For the 1D half-t prior, the prior scale σ is calibrated so that P(δ > θ_user) = π₀ (default: 0.62).

function estimate_exceedance(sigma, theta_user, nu=4, M=50000, seed):
set_rng_seed(seed)
exceed_count = 0
for i in 1..M:
// Sample from half-t via scale mixture
lambda = sample_gamma(nu/2, nu/2)
z = abs(sample_standard_normal()) // Half-normal: positive only
delta = (sigma / sqrt(lambda)) * z
// Check exceedance
if delta > theta_user:
exceed_count += 1
return exceed_count / M
function calibrate_prior_scale(theta_user, SE_med, pi_0=0.62, nu=4, seed):
// Search bounds
sigma_lo = 0.05 * theta_user
sigma_hi = max(50 * theta_user, 10 * SE_med)
// Target function: f(sigma) = exceedance(sigma) - pi_0
function f(sigma):
return estimate_exceedance(sigma, theta_user, nu, seed=seed) - pi_0
// Bisection (or Brent's method)
tolerance = 0.001
max_iter = 50
for iter in 1..max_iter:
sigma_mid = (sigma_lo + sigma_hi) / 2
f_mid = f(sigma_mid)
if abs(f_mid) < tolerance:
return sigma_mid
if f_mid > 0: // exceedance too high, reduce sigma
sigma_hi = sigma_mid
else:
sigma_lo = sigma_mid
return (sigma_lo + sigma_hi) / 2

function compute_leak_probability(delta_samples, theta_eff):
N = length(delta_samples)
exceed_count = 0
for delta in delta_samples:
if delta > theta_eff:
exceed_count += 1
return exceed_count / N
function compute_posterior_summaries(delta_samples, theta_eff, baseline_sorted, sample_sorted):
N = length(delta_samples)
// Posterior mean W₁ distance
delta_post = mean(delta_samples)
// Credible interval for δ
ci_lo = quantile(delta_samples, 0.025)
ci_hi = quantile(delta_samples, 0.975)
// Compute shift and tail decomposition from observed data
n = length(baseline_sorted)
diff = [baseline_sorted[i] - sample_sorted[i] for i in 0..n]
shift = median(diff)
tail = mean([abs(d - shift) for d in diff])
tail_share = tail / (abs(shift) + tail)
// Compute tail_slow_share from p95+ quantiles
p95_idx = ceil(0.95 * n)
tail_diffs = diff[p95_idx:]
tail_magnitude = sum([abs(d - shift) for d in tail_diffs])
tail_slow_magnitude = sum([max(0, d - shift) for d in tail_diffs])
tail_slow_share = tail_slow_magnitude / tail_magnitude if tail_magnitude > 0 else 0.5
// Pattern classification
if tail_share < 0.20:
pattern = "UniformShift"
else if tail_share < 0.50:
pattern = "Mixed"
else:
pattern = "TailEffect"
return {
delta_post: delta_post,
credible_interval_ns: (ci_lo, ci_hi),
shift_ns: shift,
tail_ns: tail,
tail_share: tail_share,
tail_slow_share: tail_slow_share,
pattern_label: pattern
}

  1. Politis, D. N. & White, H. (2004). “Automatic Block-Length Selection for the Dependent Bootstrap.” Econometric Reviews 23(1):53–70.
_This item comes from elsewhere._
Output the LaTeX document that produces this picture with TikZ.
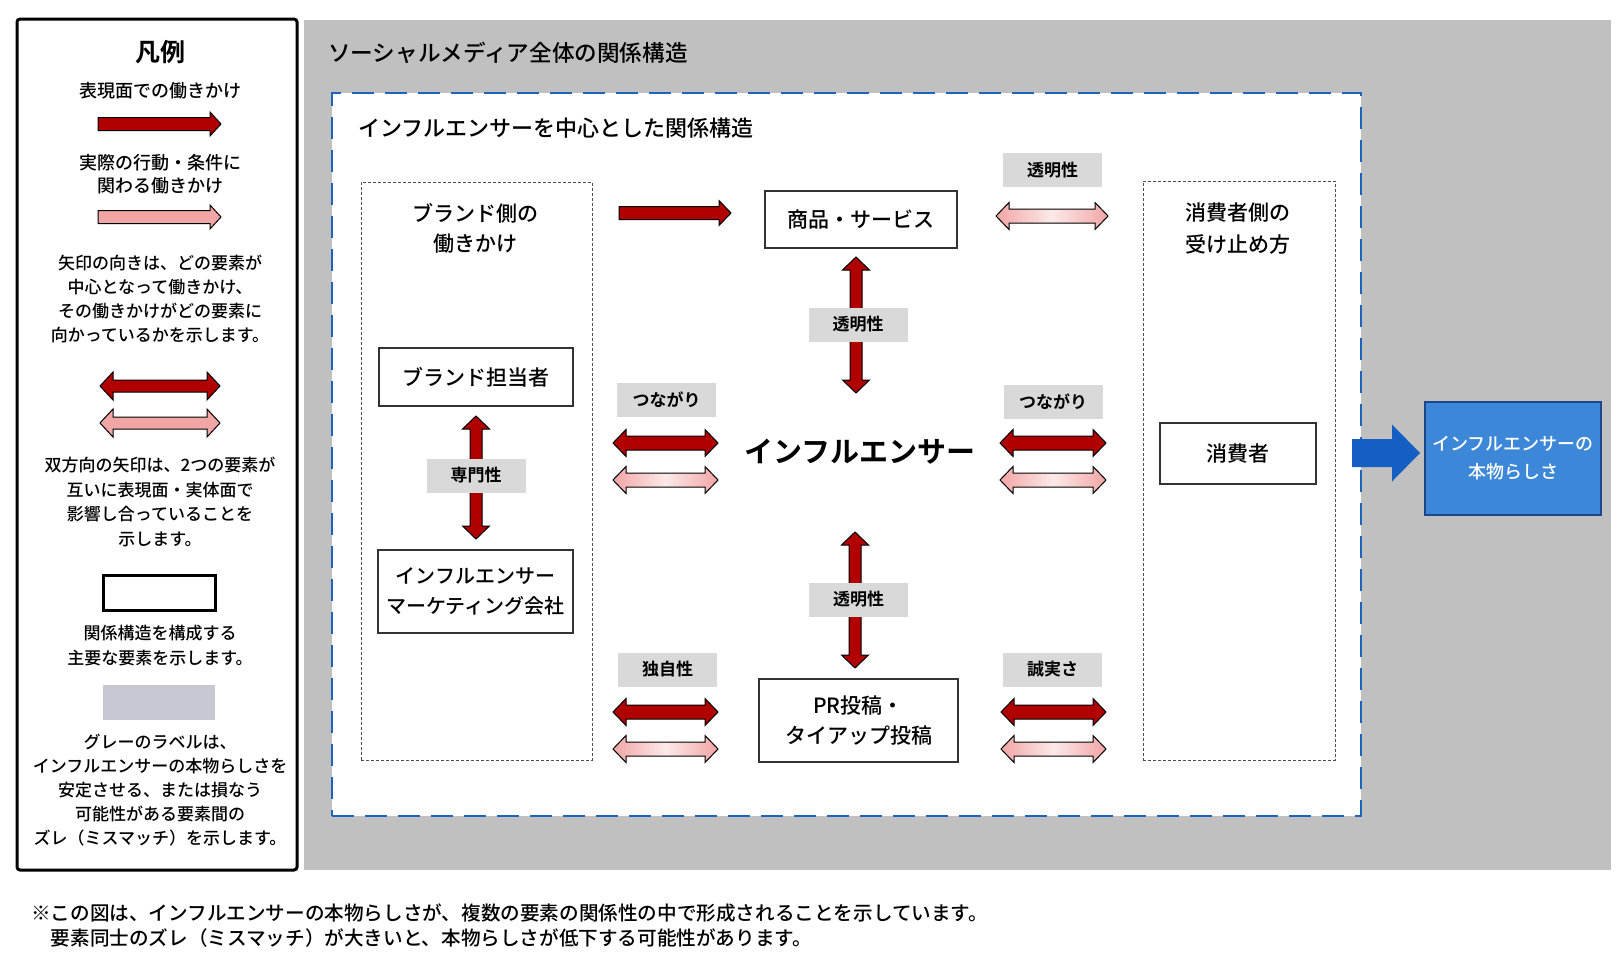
\documentclass[tikz,border=0pt]{standalone}
\usepackage{fontspec}
\setmainfont{Noto Sans CJK JP}[UprightFont=* Medium, BoldFont=* Bold]
\usepackage{tikz}
\usetikzlibrary{calc, positioning}
\usepackage{xcolor}

\definecolor{outerGray}{RGB}{192,192,192}
\definecolor{tagGray}{RGB}{217,217,217}
\definecolor{legGray}{RGB}{200,200,210}
\definecolor{arrRed}{RGB}{176,0,0}
\definecolor{arrPink}{RGB}{242,165,165}
\definecolor{zoneBlue}{RGB}{30,100,190}
\definecolor{flowBlue}{RGB}{20,95,195}
\definecolor{goalBlue}{RGB}{60,135,215}
\definecolor{goalEdge}{RGB}{30,70,140}

\newcommand{\fsTitle}{\fontsize{22.6}{28}\selectfont}
\newcommand{\fsBox}{\fontsize{21}{30}\selectfont}
\newcommand{\fsTag}{\fontsize{17}{20}\selectfont\bfseries}
\newcommand{\fsLeg}{\fontsize{17}{24}\selectfont}
\newcommand{\fsNote}{\fontsize{19.6}{25}\selectfont}

% ブロック矢印の寸法
\def\arrShaft{7pt}\def\arrHead{13.5pt}\def\arrTip{13pt}
\tikzset{
  arr shaft/.store in=\arrShaft,
  arr head/.store in=\arrHead,
  arr tip/.store in=\arrTip,
}
% 片方向
\newcommand{\singlearrow}[3][]{%
  \path[#1] ($(#2)!\arrShaft!90:(#3)$)
    -- ($(#3)!\arrTip!(#2)!\arrShaft!-90:(#2)$)
    -- ($(#3)!\arrTip!(#2)!\arrHead!-90:(#2)$)
    -- (#3)
    -- ($(#3)!\arrTip!(#2)!\arrHead!90:(#2)$)
    -- ($(#3)!\arrTip!(#2)!\arrShaft!90:(#2)$)
    -- ($(#2)!\arrShaft!-90:(#3)$) -- cycle;}
% 双方向
\newcommand{\doublearrow}[3][]{%
  \path[#1] (#2)
    -- ($(#2)!\arrTip!(#3)!\arrHead!90:(#3)$)
    -- ($(#2)!\arrTip!(#3)!\arrShaft!90:(#3)$)
    -- ($(#3)!\arrTip!(#2)!\arrShaft!-90:(#2)$)
    -- ($(#3)!\arrTip!(#2)!\arrHead!-90:(#2)$)
    -- (#3)
    -- ($(#3)!\arrTip!(#2)!\arrHead!90:(#2)$)
    -- ($(#3)!\arrTip!(#2)!\arrShaft!90:(#2)$)
    -- ($(#2)!\arrTip!(#3)!\arrShaft!-90:(#3)$)
    -- ($(#2)!\arrTip!(#3)!\arrHead!-90:(#3)$)
    -- cycle;}

\begin{document}
\begin{tikzpicture}[x=1pt, y=-1pt,
  elem/.style={draw=black!80, line width=1.3pt, fill=white, align=center, font=\fsBox, inner sep=0pt},
  tag/.style={fill=tagGray, font=\fsTag, minimum width=99pt, minimum height=34pt, inner sep=0pt},
  side/.style={draw=black!70, line width=0.8pt, dash pattern=on 3pt off 2pt, fill=white, inner sep=0pt},
  legtxt/.style={font=\fsLeg, align=center, inner sep=0pt},
  redarr/.style={fill=arrRed, draw=black, line width=1pt, line join=miter},
  pinkarr/.style={left color=arrPink, right color=arrPink, middle color=arrPink!25, draw=black, line width=1pt},
  bluearr/.style={fill=flowBlue, arr shaft=14pt, arr head=28.5pt, arr tip=28pt},
]

\useasboundingbox[fill=white] (0,0) rectangle (1624,969);

% 凡例
\node (legend) [draw=black, line width=3pt, rounded corners=3pt, minimum width=280pt, minimum height=851pt] at (157,444.5) {};
\node (lgTitle) [font=\fontsize{25}{28}\selectfont\bfseries, inner sep=0pt] at (160,52) {凡例};
\node (lgFace) [legtxt, font=\fontsize{18}{23}\selectfont] at (160,91) {表現面での働きかけ};
\node (lgReal) [legtxt, font=\fontsize{18}{23}\selectfont] at (160,174.5) {実際の行動・条件に\\関わる働きかけ};
\node (lgDir) [legtxt] at (160,299) {矢印の向きは、どの要素が\\中心となって働きかけ、\\その働きかけがどの要素に\\向かっているかを示します。};
\node (lgBoth) [legtxt, font=\fontsize{17}{24.5}\selectfont] at (160,502) {双方向の矢印は、2つの要素が\\互いに表現面・実体面で\\影響し合っていることを\\示します。};
\node (lgBox) [draw=black, line width=3pt, minimum width=112pt, minimum height=35pt] at (159,592.5) {};
\node (lgBoxTxt) [legtxt, font=\fontsize{17}{25}\selectfont] at (160,645.5) {関係構造を構成する\\主要な要素を示します。};
\node (lgTag) [fill=legGray, minimum width=112pt, minimum height=35pt] at (159,702.5) {};
\node (lgTagTxt) [legtxt] at (160,790) {グレーのラベルは、\\インフルエンサーの本物らしさを\\安定させる、または損なう\\可能性がある要素間の\\ズレ（ミスマッチ）を示します。};

\coordinate (lgA1) at (98,124);  \coordinate (lgB1) at (221,124);
\coordinate (lgA2) at (98,217);  \coordinate (lgB2) at (221,217);
\coordinate (lgA3) at (100,386); \coordinate (lgB3) at (220,386);
\coordinate (lgA4) at (100,423); \coordinate (lgB4) at (220,423);
\singlearrow[redarr, arr shaft=6.5pt, arr head=12pt, arr tip=11pt]{lgA1}{lgB1}
\singlearrow[redarr, fill=arrPink, arr shaft=6.5pt, arr head=12pt, arr tip=11pt]{lgA2}{lgB2}
\doublearrow[redarr, arr shaft=6pt, arr head=14pt]{lgA3}{lgB3}
\doublearrow[redarr, fill=arrPink, arr shaft=6pt, arr head=14pt]{lgA4}{lgB4}

% 全体の枠
\node (social) [fill=outerGray, minimum width=1307pt, minimum height=850pt, inner sep=0pt] at (957.5,445) {};
\node (socialTitle) [anchor=west, font=\fsTitle, inner sep=0pt] at (328,53) {ソーシャルメディア全体の関係構造};
\node (zone) [draw=zoneBlue, fill=white, line width=2.8pt, dash pattern=on 22pt off 11pt, minimum width=1029pt, minimum height=723pt] at (846.5,454.5) {};
\node (zoneTitle) [anchor=west, font=\fontsize{22}{28}\selectfont, inner sep=0pt] at (358,128) {インフルエンサーを中心とした関係構造};

% 両側の点線枠
\node (brandSide) [side, minimum width=231pt, minimum height=578pt] at (476.5,471) {};
\node (brandHead) [font=\fontsize{21}{30}\selectfont, align=center, inner sep=0pt] at (475,228) {ブランド側の\\働きかけ};
\node (consSide) [side, minimum width=192pt, minimum height=579pt] at (1239,470.5) {};
\node (consHead) [font=\fontsize{21}{32}\selectfont, align=center, inner sep=0pt] at (1238,229) {消費者側の\\受け止め方};

% 要素
\node (goods) [elem, minimum width=192pt, minimum height=57pt] at (861,219.5) {商品・サービス};
\node (brandMgr) [elem, minimum width=194pt, minimum height=58pt] at (476,377) {ブランド担当者};
\node (agency) [elem, font=\fontsize{20}{30}\selectfont, minimum width=195pt, minimum height=83pt] at (475.5,591.5) {インフルエンサー\\マーケティング会社};
\node (post) [elem, minimum width=199pt, minimum height=83pt] at (858.5,720.5) {PR投稿・\\タイアップ投稿};
\node (consumer) [elem, minimum width=156pt, minimum height=61pt] at (1238,453.5) {消費者};
\node (infl) [font=\fontsize{29}{32}\selectfont\bfseries, inner sep=0pt] at (860,452) {インフルエンサー};
\node (goal) [fill=goalBlue, draw=goalEdge, line width=1.3pt, text=white, align=center, font=\fontsize{18}{28}\selectfont, minimum width=176pt, minimum height=113pt, inner sep=0pt] at (1513,458.5) {インフルエンサーの\\本物らしさ};

% 矢印の端点
\coordinate (brandOut) at (619,213);  \coordinate (goodsIn) at (731,213);
\coordinate (goodsR) at (996,216);    \coordinate (consTop) at (1108,216);
\coordinate (goodsS) at (856,257);    \coordinate (inflN) at (856,393);
\coordinate (mgrS) at (476,416);      \coordinate (agencyN) at (476,539);
\coordinate (inflS) at (855,532);     \coordinate (postN) at (855,668);
\coordinate (linkLa) at (613,443);    \coordinate (linkLb) at (718,443);
\coordinate (linkLc) at (613,480);    \coordinate (linkLd) at (718,480);
\coordinate (linkRa) at (1000,443);   \coordinate (linkRb) at (1106,443);
\coordinate (linkRc) at (1000,480);   \coordinate (linkRd) at (1106,480);
\coordinate (origA) at (613,712);     \coordinate (origB) at (718,712);
\coordinate (origC) at (613,749);     \coordinate (origD) at (718,749);
\coordinate (sincA) at (1001,712);    \coordinate (sincB) at (1106,712);
\coordinate (sincC) at (1001,749);    \coordinate (sincD) at (1106,749);
\coordinate (consE) at (1352,453);    \coordinate (goalW) at (1420,453);

\singlearrow[redarr, arr shaft=6.5pt, arr head=12.5pt, arr tip=12pt]{brandOut}{goodsIn}
\doublearrow[pinkarr]{goodsR}{consTop}
\doublearrow[redarr, arr shaft=6pt]{goodsS}{inflN}
\doublearrow[redarr, arr shaft=6pt]{mgrS}{agencyN}
\doublearrow[redarr, arr shaft=6pt]{inflS}{postN}
\doublearrow[redarr]{linkLa}{linkLb}
\doublearrow[pinkarr]{linkLc}{linkLd}
\doublearrow[redarr]{linkRa}{linkRb}
\doublearrow[pinkarr]{linkRc}{linkRd}
\doublearrow[redarr]{origA}{origB}
\doublearrow[pinkarr]{origC}{origD}
\doublearrow[redarr]{sincA}{sincB}
\doublearrow[pinkarr]{sincC}{sincD}
\singlearrow[bluearr]{consE}{goalW}

% ラベル
\node (tagGoodsInfl) [tag] at (858,324.5) {透明性};
\node (tagGoodsCons) [tag] at (1052.5,170) {透明性};
\node (tagExpert) [tag] at (476,475.5) {専門性};
\node (tagLinkL) [tag] at (666.5,399.5) {つながり};
\node (tagLinkR) [tag] at (1053,401.5) {つながり};
\node (tagPost) [tag] at (858.5,599.5) {透明性};
\node (tagOrig) [tag] at (667.5,669.5) {独自性};
\node (tagSinc) [tag] at (1052.5,669.5) {誠実さ};

% 注記
\node (note) [anchor=west, align=left, font=\fsNote, inner sep=0pt] at (31,925.5) {※この図は、インフルエンサーの本物らしさが、複数の要素の関係性の中で形成されることを示しています。\\　要素同士のズレ（ミスマッチ）が大きいと、本物らしさが低下する可能性があります。};

\end{tikzpicture}
\end{document}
  2. Welford, B. P. (1962). “Note on a Method for Calculating Corrected Sums of Squares and Products.” Technometrics 4(3):419–420.

  3. Geyer, C. J. (1992). “Practical Markov Chain Monte Carlo.” Statistical Science 7(4):473–483.

  4. Stan Development Team. “Stan Reference Manual: Effective Sample Size.” https://mc-stan.org/docs/reference-manual/

  5. Hyndman, R. J. & Fan, Y. (1996). “Sample quantiles in statistical packages.” The American Statistician 50(4):361–365.